スマートカテゴリーに位置づけられる商品の購入者も、2025年までに2300万人という目標を掲げていたが、2024年時点で2360万人となっており、3000万人を中長期の目標に掲げるという。一方、スマートカテゴリーの商品が全体に占める割合については、2025年までに20%超を目標としているが、2024年時点では16%となっており、商品の選択肢を増やしながら目標達成を目指していくことになる。
同氏は、95%の人が20代でお酒にエントリーするが、最初の体験で楽しめたかどうかがその後の飲用意向に大きく影響するため、エントリー段階でいかに楽しい体験を提供できるかが重要だと指摘する。

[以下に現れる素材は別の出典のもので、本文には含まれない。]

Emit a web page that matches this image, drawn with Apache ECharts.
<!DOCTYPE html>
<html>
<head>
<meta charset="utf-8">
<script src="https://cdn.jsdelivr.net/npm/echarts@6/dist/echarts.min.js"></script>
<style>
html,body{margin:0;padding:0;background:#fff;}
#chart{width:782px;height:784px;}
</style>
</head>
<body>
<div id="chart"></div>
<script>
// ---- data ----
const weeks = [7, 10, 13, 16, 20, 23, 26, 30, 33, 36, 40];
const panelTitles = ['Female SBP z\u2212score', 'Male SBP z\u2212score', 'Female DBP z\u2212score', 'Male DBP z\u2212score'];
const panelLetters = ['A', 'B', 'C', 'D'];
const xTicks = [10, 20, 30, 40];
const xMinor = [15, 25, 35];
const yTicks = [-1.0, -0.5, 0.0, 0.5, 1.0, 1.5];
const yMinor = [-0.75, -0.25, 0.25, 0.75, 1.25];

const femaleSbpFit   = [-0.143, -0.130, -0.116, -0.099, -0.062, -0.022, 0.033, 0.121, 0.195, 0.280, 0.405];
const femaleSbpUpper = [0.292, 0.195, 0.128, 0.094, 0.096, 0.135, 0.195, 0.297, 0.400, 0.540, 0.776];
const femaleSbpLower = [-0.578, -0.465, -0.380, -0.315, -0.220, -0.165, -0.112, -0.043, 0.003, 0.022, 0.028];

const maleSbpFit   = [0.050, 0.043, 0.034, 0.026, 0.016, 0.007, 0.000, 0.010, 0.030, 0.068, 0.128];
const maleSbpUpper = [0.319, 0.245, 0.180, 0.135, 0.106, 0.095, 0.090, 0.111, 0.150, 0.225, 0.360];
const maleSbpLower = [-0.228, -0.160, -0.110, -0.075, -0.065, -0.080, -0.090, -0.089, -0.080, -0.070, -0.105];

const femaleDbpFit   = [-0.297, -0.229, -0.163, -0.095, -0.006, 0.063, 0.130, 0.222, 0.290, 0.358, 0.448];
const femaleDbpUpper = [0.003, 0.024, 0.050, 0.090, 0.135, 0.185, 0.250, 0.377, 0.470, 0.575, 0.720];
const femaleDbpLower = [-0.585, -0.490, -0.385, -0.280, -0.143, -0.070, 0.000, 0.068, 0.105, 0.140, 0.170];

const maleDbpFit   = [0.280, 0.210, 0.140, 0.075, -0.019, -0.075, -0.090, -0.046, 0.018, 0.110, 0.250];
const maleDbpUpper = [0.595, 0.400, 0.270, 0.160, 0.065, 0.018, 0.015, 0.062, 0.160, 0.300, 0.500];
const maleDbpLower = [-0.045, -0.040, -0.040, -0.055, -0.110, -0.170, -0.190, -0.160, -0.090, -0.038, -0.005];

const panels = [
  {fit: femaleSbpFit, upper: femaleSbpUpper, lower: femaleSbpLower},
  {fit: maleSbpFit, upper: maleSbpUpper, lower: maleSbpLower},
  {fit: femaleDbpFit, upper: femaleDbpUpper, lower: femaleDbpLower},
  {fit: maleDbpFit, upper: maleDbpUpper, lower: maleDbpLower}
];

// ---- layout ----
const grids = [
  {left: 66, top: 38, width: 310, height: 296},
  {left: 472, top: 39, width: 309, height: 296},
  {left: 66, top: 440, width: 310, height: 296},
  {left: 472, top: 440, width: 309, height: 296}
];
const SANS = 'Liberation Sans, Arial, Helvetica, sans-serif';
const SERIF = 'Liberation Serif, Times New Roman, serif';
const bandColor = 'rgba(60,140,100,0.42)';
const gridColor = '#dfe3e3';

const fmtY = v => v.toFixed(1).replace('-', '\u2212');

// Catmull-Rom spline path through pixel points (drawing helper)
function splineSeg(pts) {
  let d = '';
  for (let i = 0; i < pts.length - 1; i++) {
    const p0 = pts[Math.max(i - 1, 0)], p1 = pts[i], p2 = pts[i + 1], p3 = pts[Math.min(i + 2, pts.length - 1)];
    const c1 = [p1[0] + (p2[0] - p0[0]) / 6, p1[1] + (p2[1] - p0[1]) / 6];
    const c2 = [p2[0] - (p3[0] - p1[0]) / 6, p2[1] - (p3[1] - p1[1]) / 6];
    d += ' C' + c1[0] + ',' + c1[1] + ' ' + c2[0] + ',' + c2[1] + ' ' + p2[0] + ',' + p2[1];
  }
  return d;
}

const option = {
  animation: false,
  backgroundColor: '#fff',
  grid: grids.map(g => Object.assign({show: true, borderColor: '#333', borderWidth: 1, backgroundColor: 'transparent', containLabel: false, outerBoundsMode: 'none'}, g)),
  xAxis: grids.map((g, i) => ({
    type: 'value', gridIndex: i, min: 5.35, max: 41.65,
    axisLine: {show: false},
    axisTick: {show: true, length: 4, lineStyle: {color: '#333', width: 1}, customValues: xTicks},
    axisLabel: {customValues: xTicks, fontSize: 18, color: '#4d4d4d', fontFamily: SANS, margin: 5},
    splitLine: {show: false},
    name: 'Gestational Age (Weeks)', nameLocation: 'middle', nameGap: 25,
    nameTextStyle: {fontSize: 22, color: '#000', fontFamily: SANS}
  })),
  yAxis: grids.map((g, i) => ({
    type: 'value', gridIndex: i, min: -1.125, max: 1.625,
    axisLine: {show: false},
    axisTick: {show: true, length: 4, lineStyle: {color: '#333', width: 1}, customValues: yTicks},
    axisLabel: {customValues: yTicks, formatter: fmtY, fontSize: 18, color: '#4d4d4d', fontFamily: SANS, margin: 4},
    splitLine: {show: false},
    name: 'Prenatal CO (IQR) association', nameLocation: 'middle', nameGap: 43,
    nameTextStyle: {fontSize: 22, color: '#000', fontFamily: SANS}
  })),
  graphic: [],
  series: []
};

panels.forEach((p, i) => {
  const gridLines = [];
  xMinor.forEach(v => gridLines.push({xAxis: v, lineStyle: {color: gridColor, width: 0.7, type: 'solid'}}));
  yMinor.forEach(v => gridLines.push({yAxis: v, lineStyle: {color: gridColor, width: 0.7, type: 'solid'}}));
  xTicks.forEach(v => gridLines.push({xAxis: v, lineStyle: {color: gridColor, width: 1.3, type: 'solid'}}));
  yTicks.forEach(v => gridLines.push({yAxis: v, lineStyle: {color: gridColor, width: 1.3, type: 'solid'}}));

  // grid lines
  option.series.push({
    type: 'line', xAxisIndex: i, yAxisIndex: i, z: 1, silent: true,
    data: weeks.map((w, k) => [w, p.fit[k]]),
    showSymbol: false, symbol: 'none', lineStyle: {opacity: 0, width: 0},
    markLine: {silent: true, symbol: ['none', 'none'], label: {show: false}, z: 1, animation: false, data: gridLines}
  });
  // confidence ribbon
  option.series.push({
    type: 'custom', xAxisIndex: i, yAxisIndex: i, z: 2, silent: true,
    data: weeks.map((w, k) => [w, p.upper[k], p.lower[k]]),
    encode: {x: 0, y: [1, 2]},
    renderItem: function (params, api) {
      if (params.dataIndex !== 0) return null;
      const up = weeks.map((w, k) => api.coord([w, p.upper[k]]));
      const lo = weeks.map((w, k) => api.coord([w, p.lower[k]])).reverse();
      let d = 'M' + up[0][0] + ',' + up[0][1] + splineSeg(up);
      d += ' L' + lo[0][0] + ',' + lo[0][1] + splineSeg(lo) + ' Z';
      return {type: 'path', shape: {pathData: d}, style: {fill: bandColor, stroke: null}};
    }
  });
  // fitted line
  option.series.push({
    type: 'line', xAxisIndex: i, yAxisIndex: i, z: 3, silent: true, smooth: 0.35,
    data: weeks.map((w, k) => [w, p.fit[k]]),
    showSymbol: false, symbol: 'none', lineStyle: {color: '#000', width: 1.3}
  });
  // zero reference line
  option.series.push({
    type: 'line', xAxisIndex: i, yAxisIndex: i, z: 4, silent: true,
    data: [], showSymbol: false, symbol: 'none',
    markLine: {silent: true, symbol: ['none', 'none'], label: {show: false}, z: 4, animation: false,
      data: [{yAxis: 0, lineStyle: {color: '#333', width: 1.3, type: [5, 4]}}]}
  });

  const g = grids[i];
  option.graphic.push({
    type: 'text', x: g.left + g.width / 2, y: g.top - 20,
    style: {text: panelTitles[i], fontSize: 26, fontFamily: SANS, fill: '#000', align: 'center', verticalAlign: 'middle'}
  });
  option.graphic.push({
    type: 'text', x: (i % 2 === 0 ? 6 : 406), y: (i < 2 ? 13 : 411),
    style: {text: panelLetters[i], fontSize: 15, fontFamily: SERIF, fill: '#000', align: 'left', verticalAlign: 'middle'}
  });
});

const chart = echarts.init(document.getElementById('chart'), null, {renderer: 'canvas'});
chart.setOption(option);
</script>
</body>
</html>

エントリー層のノンアルコール飲料に対する声としては、「飲み会でノンアルを飲むことが逃げや甘え」という周囲の発言が気になる、自分向けとは思えない、味への不安、飲用できる場所が少ない、といった声があることから、こうした障壁をいかに取り除いていくかが課題だという。

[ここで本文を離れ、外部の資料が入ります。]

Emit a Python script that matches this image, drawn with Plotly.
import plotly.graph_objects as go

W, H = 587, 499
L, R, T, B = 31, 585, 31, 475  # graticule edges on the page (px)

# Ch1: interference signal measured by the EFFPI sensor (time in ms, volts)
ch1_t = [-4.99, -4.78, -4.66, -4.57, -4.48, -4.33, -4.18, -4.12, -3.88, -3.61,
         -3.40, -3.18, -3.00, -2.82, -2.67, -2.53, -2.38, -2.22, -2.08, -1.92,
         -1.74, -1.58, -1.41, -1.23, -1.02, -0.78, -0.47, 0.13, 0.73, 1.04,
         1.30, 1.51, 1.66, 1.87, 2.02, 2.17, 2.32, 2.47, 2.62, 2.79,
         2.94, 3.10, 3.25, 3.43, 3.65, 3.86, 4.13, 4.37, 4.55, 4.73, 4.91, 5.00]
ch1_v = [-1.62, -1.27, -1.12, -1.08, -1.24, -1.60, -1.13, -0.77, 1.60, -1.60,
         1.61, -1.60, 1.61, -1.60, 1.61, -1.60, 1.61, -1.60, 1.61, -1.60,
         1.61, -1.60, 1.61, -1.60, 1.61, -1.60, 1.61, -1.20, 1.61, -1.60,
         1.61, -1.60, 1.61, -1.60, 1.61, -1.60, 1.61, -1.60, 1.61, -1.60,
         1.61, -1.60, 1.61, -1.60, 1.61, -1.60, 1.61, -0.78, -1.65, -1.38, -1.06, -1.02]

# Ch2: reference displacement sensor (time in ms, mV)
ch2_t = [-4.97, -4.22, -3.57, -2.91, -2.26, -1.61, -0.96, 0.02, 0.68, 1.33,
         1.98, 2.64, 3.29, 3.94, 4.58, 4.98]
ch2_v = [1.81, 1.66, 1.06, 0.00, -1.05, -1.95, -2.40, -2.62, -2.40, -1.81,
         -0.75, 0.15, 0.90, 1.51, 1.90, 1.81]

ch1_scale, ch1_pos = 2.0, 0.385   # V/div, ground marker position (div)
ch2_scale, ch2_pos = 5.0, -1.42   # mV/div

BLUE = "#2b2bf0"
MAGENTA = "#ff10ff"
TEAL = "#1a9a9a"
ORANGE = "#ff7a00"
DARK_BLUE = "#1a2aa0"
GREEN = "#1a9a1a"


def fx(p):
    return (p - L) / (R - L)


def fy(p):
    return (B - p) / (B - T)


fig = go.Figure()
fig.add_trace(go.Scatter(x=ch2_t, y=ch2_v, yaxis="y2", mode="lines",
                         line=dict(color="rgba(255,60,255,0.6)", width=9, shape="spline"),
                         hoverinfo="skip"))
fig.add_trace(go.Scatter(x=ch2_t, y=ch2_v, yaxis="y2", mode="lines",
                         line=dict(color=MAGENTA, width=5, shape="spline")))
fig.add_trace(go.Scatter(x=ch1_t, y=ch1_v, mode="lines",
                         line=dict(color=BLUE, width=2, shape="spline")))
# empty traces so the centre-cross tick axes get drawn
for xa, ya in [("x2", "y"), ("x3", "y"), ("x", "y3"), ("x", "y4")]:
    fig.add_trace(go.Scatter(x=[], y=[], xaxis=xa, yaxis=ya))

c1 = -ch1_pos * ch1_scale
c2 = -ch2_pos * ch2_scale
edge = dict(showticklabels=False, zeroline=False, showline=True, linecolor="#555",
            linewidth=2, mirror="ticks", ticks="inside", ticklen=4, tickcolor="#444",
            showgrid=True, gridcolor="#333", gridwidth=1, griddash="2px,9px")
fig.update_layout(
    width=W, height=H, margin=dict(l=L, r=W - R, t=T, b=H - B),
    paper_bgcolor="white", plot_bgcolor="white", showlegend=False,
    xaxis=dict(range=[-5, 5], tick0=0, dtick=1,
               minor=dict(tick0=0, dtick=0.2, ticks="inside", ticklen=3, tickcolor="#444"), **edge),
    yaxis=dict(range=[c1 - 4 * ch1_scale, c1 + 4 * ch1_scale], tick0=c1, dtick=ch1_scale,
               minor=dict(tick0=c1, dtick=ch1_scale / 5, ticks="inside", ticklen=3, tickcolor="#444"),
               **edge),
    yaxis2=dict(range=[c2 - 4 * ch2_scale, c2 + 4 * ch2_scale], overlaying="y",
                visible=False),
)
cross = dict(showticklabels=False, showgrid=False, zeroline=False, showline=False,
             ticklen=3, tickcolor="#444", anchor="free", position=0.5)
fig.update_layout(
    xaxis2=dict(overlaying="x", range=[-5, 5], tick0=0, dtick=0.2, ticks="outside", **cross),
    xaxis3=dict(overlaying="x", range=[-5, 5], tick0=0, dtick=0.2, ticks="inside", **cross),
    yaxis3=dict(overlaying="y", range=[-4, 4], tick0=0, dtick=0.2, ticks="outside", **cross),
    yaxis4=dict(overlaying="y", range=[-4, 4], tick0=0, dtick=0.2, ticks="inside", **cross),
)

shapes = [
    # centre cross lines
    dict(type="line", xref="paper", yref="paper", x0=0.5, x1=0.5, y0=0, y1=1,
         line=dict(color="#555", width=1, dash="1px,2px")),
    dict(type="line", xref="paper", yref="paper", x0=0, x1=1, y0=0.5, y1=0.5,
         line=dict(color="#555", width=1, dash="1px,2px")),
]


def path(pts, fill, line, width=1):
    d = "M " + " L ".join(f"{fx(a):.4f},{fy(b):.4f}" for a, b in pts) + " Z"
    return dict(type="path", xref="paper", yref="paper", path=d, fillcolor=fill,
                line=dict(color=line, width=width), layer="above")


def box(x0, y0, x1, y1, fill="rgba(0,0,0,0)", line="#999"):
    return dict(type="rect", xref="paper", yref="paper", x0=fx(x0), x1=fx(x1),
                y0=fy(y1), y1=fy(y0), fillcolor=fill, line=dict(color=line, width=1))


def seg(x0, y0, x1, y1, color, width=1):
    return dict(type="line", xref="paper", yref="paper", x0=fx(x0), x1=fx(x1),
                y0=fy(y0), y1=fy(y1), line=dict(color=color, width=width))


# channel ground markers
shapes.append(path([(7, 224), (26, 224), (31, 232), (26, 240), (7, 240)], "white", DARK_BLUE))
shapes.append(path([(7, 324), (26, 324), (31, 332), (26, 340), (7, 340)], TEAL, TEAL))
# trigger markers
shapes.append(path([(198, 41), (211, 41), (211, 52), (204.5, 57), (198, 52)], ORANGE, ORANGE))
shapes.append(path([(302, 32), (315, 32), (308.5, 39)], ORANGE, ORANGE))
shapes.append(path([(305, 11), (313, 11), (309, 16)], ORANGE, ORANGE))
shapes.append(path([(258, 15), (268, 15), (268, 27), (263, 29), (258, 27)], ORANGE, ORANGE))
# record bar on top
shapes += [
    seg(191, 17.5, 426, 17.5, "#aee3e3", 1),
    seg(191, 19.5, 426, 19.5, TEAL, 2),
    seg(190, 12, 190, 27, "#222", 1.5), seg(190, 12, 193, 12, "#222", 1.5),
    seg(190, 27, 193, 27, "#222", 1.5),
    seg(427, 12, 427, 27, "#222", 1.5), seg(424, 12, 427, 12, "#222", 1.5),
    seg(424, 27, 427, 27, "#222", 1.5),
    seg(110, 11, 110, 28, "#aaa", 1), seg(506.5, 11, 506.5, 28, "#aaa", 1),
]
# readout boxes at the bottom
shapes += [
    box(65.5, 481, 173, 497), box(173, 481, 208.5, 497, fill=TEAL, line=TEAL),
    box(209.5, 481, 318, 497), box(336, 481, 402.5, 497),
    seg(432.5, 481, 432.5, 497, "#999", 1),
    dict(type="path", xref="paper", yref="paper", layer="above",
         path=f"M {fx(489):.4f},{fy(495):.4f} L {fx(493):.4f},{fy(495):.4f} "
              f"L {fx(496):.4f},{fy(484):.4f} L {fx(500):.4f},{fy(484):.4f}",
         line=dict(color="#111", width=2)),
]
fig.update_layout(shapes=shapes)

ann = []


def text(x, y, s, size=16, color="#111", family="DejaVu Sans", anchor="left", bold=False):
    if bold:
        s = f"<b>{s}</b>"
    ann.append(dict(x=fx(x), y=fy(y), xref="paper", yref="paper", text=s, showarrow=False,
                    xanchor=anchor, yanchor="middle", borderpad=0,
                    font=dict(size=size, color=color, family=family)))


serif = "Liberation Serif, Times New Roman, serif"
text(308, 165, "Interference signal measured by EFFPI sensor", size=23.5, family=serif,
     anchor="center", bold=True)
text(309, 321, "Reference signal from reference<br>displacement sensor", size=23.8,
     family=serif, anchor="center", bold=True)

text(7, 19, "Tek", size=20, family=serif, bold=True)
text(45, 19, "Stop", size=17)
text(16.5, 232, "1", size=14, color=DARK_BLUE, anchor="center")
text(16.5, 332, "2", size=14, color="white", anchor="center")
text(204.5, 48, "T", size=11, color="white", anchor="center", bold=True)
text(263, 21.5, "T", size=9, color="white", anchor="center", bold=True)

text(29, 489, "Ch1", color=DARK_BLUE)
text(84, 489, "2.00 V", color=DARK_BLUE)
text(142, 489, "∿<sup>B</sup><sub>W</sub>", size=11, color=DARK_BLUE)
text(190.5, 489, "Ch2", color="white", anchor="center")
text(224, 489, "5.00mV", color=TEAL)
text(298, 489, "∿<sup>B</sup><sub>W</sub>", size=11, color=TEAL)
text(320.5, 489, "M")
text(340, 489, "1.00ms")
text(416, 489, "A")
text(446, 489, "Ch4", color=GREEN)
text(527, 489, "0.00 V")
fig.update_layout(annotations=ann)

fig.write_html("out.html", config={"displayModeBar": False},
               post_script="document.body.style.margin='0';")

そこで、2025年は「ノンアルコールのポジティブイメージを醸成する」を戦略テーマとして掲げ、既存の取り組みを強化していく。
新たな取り組みとしては、「スマドリ共創プロジェクト」をスタート。同社とよしもと芸人、日常的にお酒を飲まない若者たちの3者で、飲まない若者たちが本当に試したくなるスマドリの原体験を生み出していく。
具体的には、チョコレートプラネットの2人がアンバサダーに就任し、デジタル上でオリジナル番組を制作し、お酒を飲まない長田、飲む松尾のそれぞれの視点や立場から互いに意見を出し合い、若者からの共感を得ながらプロジェクトを盛り上げていくことを目指す。
また、渋谷に開設したSUMADORI-BARで蓄積した3年間のノウハウを活かし、「#SUMADORI Me」の名称で名古屋、大阪、福岡に加え、韓国・ソウルでポップアップイベントを開催。SUMADORI-BARのシグニチャーカクテルのほか、同社のノンアル商品を活用したモクテル(ノンアルコールのカクテル)を提供したり、アルコールパッチテストの結果に応じて自分に合うオリジナルカクテルを作るワークショップを体験したりできるようにしていく。
高橋氏によれば、日韓の20~30代の若者は文化やファッションのトレンドにおいてポジティブな相互作用を起こす可能性があることから、テストの意味合いも込めてソウルでもイベントを開催することにしたという。
このほか、秋には新商品を発売し、選択肢を広げていく予定。同氏は、「(お酒を)飲む人がスマートカテゴリーを飲むということに関しては比較的取れてきているが、課題は飲まない人がどうやってここに入ってくるかというところ。現在の商品群は基本的にはアルコール文脈のものが多い。それを超えたようなものをポートフォリオとして揃えていきたい。その辺の開発を今している」と述べ、飲まない人の嗜好を反映させた商品の開発を目指していることを明らかにした。
なお、4月12日~13日には岡山国際サーキットで国内最大の自動車レース「SUPER GT」が開幕する。同社では2024年から「ドライゼロ」ブランドでシリーズスポンサーとしてレースをサポートしているが、2025年はGT500クラスに参戦する1号車(TGR TEAM au TOM'S)、3号車(NISMO NDDP)、23号車(NISMO)、100号車(STANLEY TEAM KUNIMITSU)のチームスポンサーとしての活動も行なう。
高橋氏は「ブランドのイメージというところで、気持ちアガる瞬間をどうしていくといったときに、モータースポーツだけでなく、マラソンのイベントなど、気持ちアガるスポーツが終わった後の体験を軸としてやっている。2024年にやらせていただいて、非常に親和性があるというところが分かってきたので、今回少し拡大することにした」と説明していた。